John Evans, the CEO of Beam, says that they can follow the lead of other gene-editing delivery methods, and that they’ll be trying them all: removing cells, treating them and putting them in to the body (called ex-vivo delivery), or ways to get the editors directly into the body through nanoparticles or viral vectors.

Liu and Evans say that since there are so many diseases that could benefit from base editing, they have some guidelines for which they’ll tackle first. Do they believe that a single base change will reverse some of the consequences of the disease? Is the genetic sequence itself a good fit for a base editor to bind to and make the edit? And, is there a delivery method that they can get to the target tissue with? “We hope to fulfill our obligation to patients by trying to develop as many promising therapeutics as possible," Liu says. "But we also will have a very structured way of going about identifying the most promising opportunities from this pretty large venue.”

Beam will also investigate another base editor, developed by Feng Zhang around the time that ABE was published. It edits A bases, but in RNA. The concept is similar: a deaminating enzyme is attached to a CRISPR enzyme, but this time Cas-13, an enzyme that acts on RNA. RNA is the middleman between our genes, and the proteins that they produce. By editing the RNA, Zhang showed you could change the gene expression, or what protein is made, without changing the bases of the DNA itself.

Liu says this could be especially useful when you want to make a temporary change. “For some acute applications, in which a transient rather than a permanent edit is desirable, RNA-based editing could prove to be an ideal approach," Liu tells me. "For other applications in which a one-time permanent correction of the genome is desired, such as the many lifelong genetic diseases caused by point mutations that we've already hinted at, DNA based editing could be ideal. So together, these technologies we view as perfectly complementary, and together they make the development of base editing especially exciting.”
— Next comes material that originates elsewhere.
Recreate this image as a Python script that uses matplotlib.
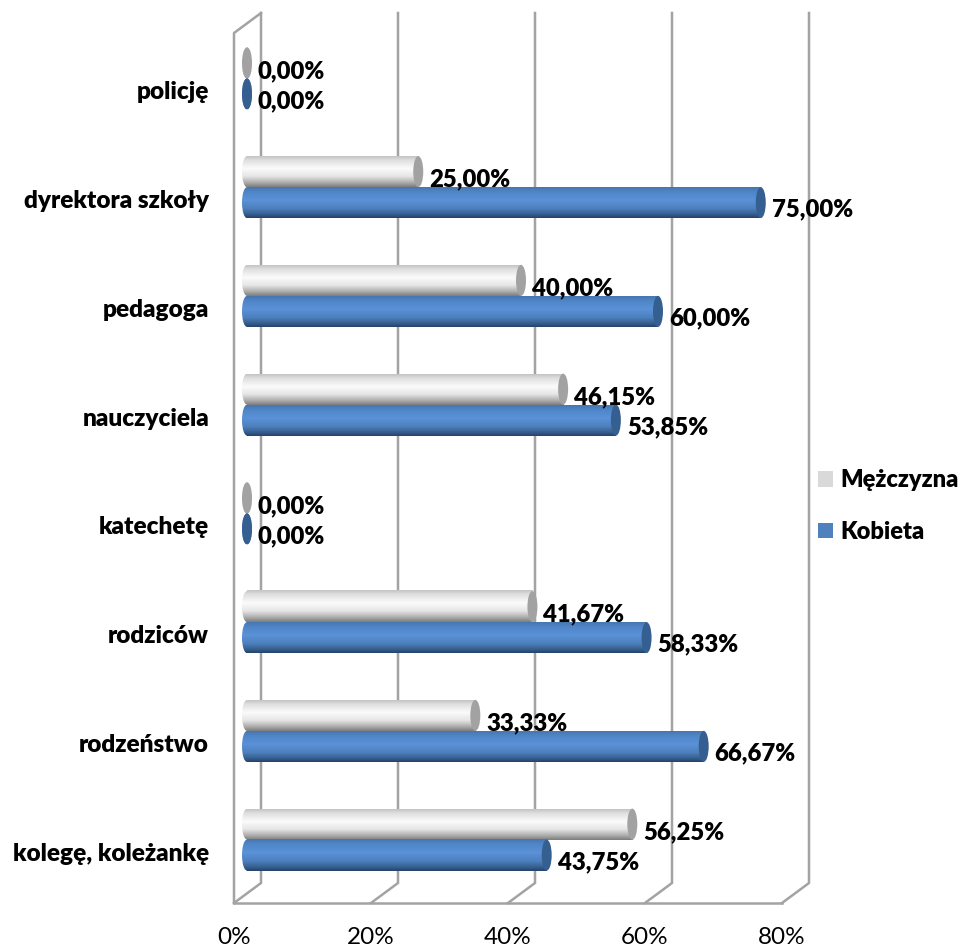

It’s too early to say just when the base editors will be tried in people, but Evans says he’s optimistic they can get it to patients relatively quickly. Because base editing is so precise, the researchers are hopeful that it will be easier to monitor, test, and develop than its predecessor— at least for point mutations. It won't replace traditional CRISPR, but just add another dimension to our gene editing capabilities, so that we can perhaps start to see it make a difference in people soon.